L’école de demain ou la tentation du repli sur soi

Dans une démarche participative, l’UNESCO interroge les problématiques clés du futur de l’éducation www.unesco.org/fr/futures-education en vue d’un nouveau Rapport mondial. L’initiative est évidemment associée au contexte de crise actuel, avec le rappel que l’apprentissage et la connaissance comptent parmi les ressources clés dont dispose l’humanité pour anticiper les défis, favoriser la résilience et envisager de nouvelles alternatives.

Dans un monde complexe, aux contours imprévisibles, impacté aujourd’hui par une crise globale, l’éducation avance elle aussi à tâtons, formule des hypothèses qu’elle interroge à intervalle régulier. Avec des moments où l’on croit savoir, où l’on se sent presque euphorique, donc très intelligent. Et d’autres où l’on n’est pas sûr de tout comprendre, où l’on se sent un peu niais et on aimerait bien savoir dans quelle direction le vent souffle.

C’est d’autant plus délicat que l’éducation semble aujourd’hui portée par une diversité sans fin de vents et courants. Avec ce réflexe devenu primaire, d’en faire le lieu d’apprentissage de toute une série de « fausses bonnes idées », certes souvent généreuses et dignes d’intérêt, mais que l’on confie à l’école, plus par défaut, opportunisme ou commodité que par nécessité, besoin ou exigence. « Etre dans le vent, l’ambition d’une feuille morte » avait écrit Gustave Thibon. Ballotée au gré des modes ou de tendances éphémères, l’éducation offre peu de consistance et de lisibilité pour le grand public. Un peu comme ces vagues qui déferlent les unes après les autres et disparaissent dans l’écume de l’illusion ou de la vanité qui les a fait naître.

Dans le contexte de l’après-pandémie Coronavirus/Covid-19, les pressions sur le système éducatif pour prendre en charge l’ensemble des maux que la pandémie aura fait resurgir ou résoudre les défis qu’elle aura révélés, seront très fortes. Parmi celles qui m’effraient le plus, la tentation de stigmatiser toute forme de mondialisation, de se réfugier dans un localisme protecteur ou de se recroqueviller à l’intérieur de nos frontières connues.

Certes il s’agira d’entendre les appels à la vulnérabilité de notre planète, le besoin de renouer avec des écosystèmes plus locaux, de développer des alternatives à la croissance spéculative, mais pas par effet d’aubaine, avec le souci de les inscrire dans des missions éducatives durables et porteuses de sens. Nul doute que le déconfinement à venir sera aussi celui du déconfinement des esprits et des clochers, même si cela n’ira peut-être pas jusqu’à cette « nouvelle humanité» que d’aucuns espèrent. Dans tous les cas le repli sur soi et nos frontières serait la pire des réponses.

Du coup quelles ambitions pour l’éducation de demain ? Sans aucun doute de davantage favoriser la collaboration et l’échange à tous les niveaux.

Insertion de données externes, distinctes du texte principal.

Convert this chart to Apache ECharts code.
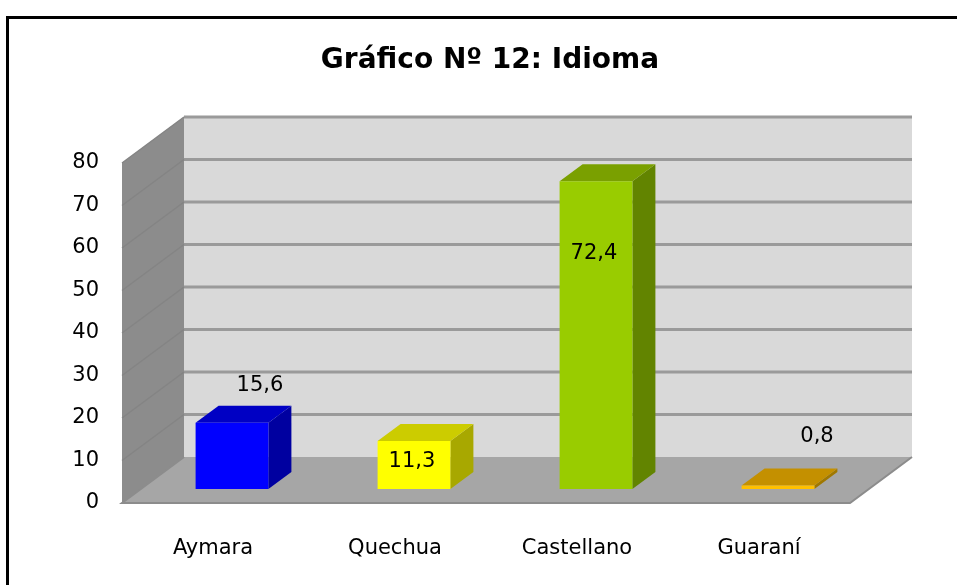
<!DOCTYPE html>
<html>
<head>
<meta charset="utf-8">
<script src="https://cdn.jsdelivr.net/npm/echarts@6/dist/echarts.min.js"></script>
<style>
  html, body { margin: 0; padding: 0; background: #fff; }
  #chart { width: 957px; height: 585px; }
</style>
</head>
<body>
<div id="chart"></div>
<script>
// data
const categories = ['Aymara', 'Quechua', 'Castellano', 'Guaraní'];
const values = [15.6, 11.3, 72.4, 0.8];
const valueLabels = ['15,6', '11,3', '72,4', '0,8'];
const yTicks = [0, 10, 20, 30, 40, 50, 60, 70, 80];

// look of the 3d boxes
const frontColors = ['#0000ff', '#ffff00', '#99cc00', '#ffc000'];
const topColors = ['#0000c4', '#cccc00', '#7aa000', '#c49000'];
const sideColors = ['#0000a0', '#a8a800', '#628400', '#a07800'];
// where each value label sits, relative to the front top centre of its box
const labelShift = [[28, -37], [-2, 21], [-2, 72], [39, -49]];

const wallDepth = [62, -46];
const barFront = [19, -14];
const barDepth = [23, -17];
const font = 'DejaVu Sans, Verdana, sans-serif';

const chart = echarts.init(document.getElementById('chart'));

function renderWalls(params, api) {
  const cs = params.coordSys;
  const x0 = cs.x, x1 = cs.x + cs.width;
  const yb = api.coord([0, yTicks[0]])[1];
  const yt = api.coord([0, yTicks[yTicks.length - 1]])[1];
  const dx = wallDepth[0], dy = wallDepth[1];
  const kids = [];
  // back wall
  kids.push({ type: 'polygon', shape: { points: [[x0 + dx, yt + dy], [x1 + dx, yt + dy], [x1 + dx, yb + dy], [x0 + dx, yb + dy]] },
    style: { fill: '#d9d9d9' } });
  // left wall
  kids.push({ type: 'polygon', shape: { points: [[x0, yt], [x0 + dx, yt + dy], [x0 + dx, yb + dy], [x0, yb]] },
    style: { fill: '#8c8c8c' } });
  yTicks.forEach(function (t) {
    const y = api.coord([0, t])[1];
    if (t > 0) {
      kids.push({ type: 'line', shape: { x1: x0 + dx, y1: y + dy, x2: x1 + dx, y2: y + dy },
        style: { stroke: '#9a9a9a', lineWidth: 3 } });
      kids.push({ type: 'line', shape: { x1: x0, y1: y, x2: x0 + dx, y2: y + dy },
        style: { stroke: '#848484', lineWidth: 1.5 } });
    }
  });
  // floor
  kids.push({ type: 'polygon', shape: { points: [[x0, yb], [x1, yb], [x1 + dx, yb + dy], [x0 + dx, yb + dy]] },
    style: { fill: '#a6a6a6' } });
  kids.push({ type: 'polyline', shape: { points: [[x0 + dx, yb + dy], [x0, yb], [x1, yb], [x1 + dx, yb + dy]] },
    style: { stroke: '#8c8c8c', lineWidth: 2, fill: null } });
  return { type: 'group', children: kids };
}

function renderBar(params, api) {
  const i = api.value(0);
  const base = api.coord([i, 0]);
  const top = api.coord([i, api.value(1)]);
  const bw = api.size([1, 0])[0] * 0.4;
  const l = base[0] - bw / 2 + barFront[0];
  const r = l + bw;
  const fb = base[1] + barFront[1];
  const ft = top[1] + barFront[1];
  const ddx = barDepth[0], ddy = barDepth[1];
  const cx = (l + r) / 2;
  return {
    type: 'group',
    children: [
      { type: 'polygon', shape: { points: [[r, ft], [r + ddx, ft + ddy], [r + ddx, fb + ddy], [r, fb]] },
        style: { fill: sideColors[i] } },
      { type: 'polygon', shape: { points: [[l, ft], [r, ft], [r + ddx, ft + ddy], [l + ddx, ft + ddy]] },
        style: { fill: topColors[i] } },
      { type: 'rect', shape: { x: l, y: ft, width: bw, height: fb - ft },
        style: { fill: frontColors[i] } },
      { type: 'text', x: cx + labelShift[i][0], y: ft + labelShift[i][1],
        style: { text: valueLabels[i], fill: '#000', fontSize: 21, fontFamily: font,
          align: 'center', verticalAlign: 'middle' } }
    ]
  };
}

chart.setOption({
  animation: false,
  backgroundColor: '#fff',
  grid: { left: 122, right: 107, top: 163, bottom: 82 },
  xAxis: {
    type: 'category',
    data: categories,
    axisLine: { show: false },
    axisTick: { show: false },
    axisLabel: { color: '#000', fontSize: 21, margin: 35, fontFamily: font }
  },
  yAxis: {
    type: 'value',
    min: 0,
    max: 80,
    interval: 10,
    axisLine: { show: false },
    axisTick: { show: false },
    splitLine: { show: false },
    axisLabel: { color: '#000', fontSize: 21, margin: 23, padding: [4, 0, 0, 0], fontFamily: font }
  },
  graphic: [
    { type: 'rect', left: 5, top: 15, shape: { width: 980, height: 600 },
      style: { fill: null, stroke: '#000', lineWidth: 3 }, z: 100 },
    { type: 'text', x: 490, y: 61,
      style: { text: 'Gráfico Nº 12: Idioma', fill: '#000', fontSize: 28, fontWeight: 'bold',
        fontFamily: font, align: 'center', verticalAlign: 'middle' } }
  ],
  series: [
    { type: 'custom', data: [[0, 0]], renderItem: renderWalls, silent: true, z: 1 },
    { type: 'custom', data: values.map(function (v, i) { return [i, v]; }), renderItem: renderBar, z: 2 }
  ]
});
</script>
</body>
</html>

Inspirée par cette ambition l’éducation deviendra cette ressource-clé qui contribuera au renforcement du sentiment d’appartenance à une même planète et un destin commun. L’apprentissage de la compréhension mutuelle, du décentrement et de la nécessité de coopérer commence très jeune. Là les systèmes éducatifs ont un rôle essentiel à jouer.  Par exemple en insistant sur la dimension interculturelle dans les plans d’études, en multipliant les possibilités d’échanges avec d’autres jeunes, les opportunités de collaboration et en permettant aux personnes en formation de voyager intelligemment. Les crises, on l’observe, mettent à mal les cohésions et les solidarités internationales, elles résistent d’autant mieux lorsqu’elles sont durables et bien ancrées dans nos sociétés.

Pour les institutions et les enseignants, les échanges et le réseau seront sans doute les clefs de l’école de demain. Ce qui signifie la faculté à échanger l’information comme aptitude et le réseau comme ressource. En lieu et place d’entités isolées ou de groupes d’enseignants esseulés, c’est des communautés apprenantes qui devront être bâties. Les outils digitaux, numériques, ont montré durant cette crise toute la palette de possibilités et d’usages qu’ils peuvent offrir pour contribuer à renforcer la collaboration et les coopérations, même à distance très lointaine. Bien utilisés ils ne peuvent que servir les intérêts de l’éducation et du devenir de notre société.

L’éducation de demain ne sera pas globale, au sens d’une globalisation ou mondialisation réduite à sa seule expression économique, mais internationale et interculturelle. Avec en toile de fond et corollaire de cette indispensable solidarité et cohésion dans le monde, la réduction des inégalités économiques et l’effacement des discriminations sociales ou ethniques, qui devront eux aussi légitimer les actions futures de l’éducation. Une école face au vent!

Olivier Tschopp est directeur de Movetia, l'agence nationale pour la promotion des échanges et de la mobilité.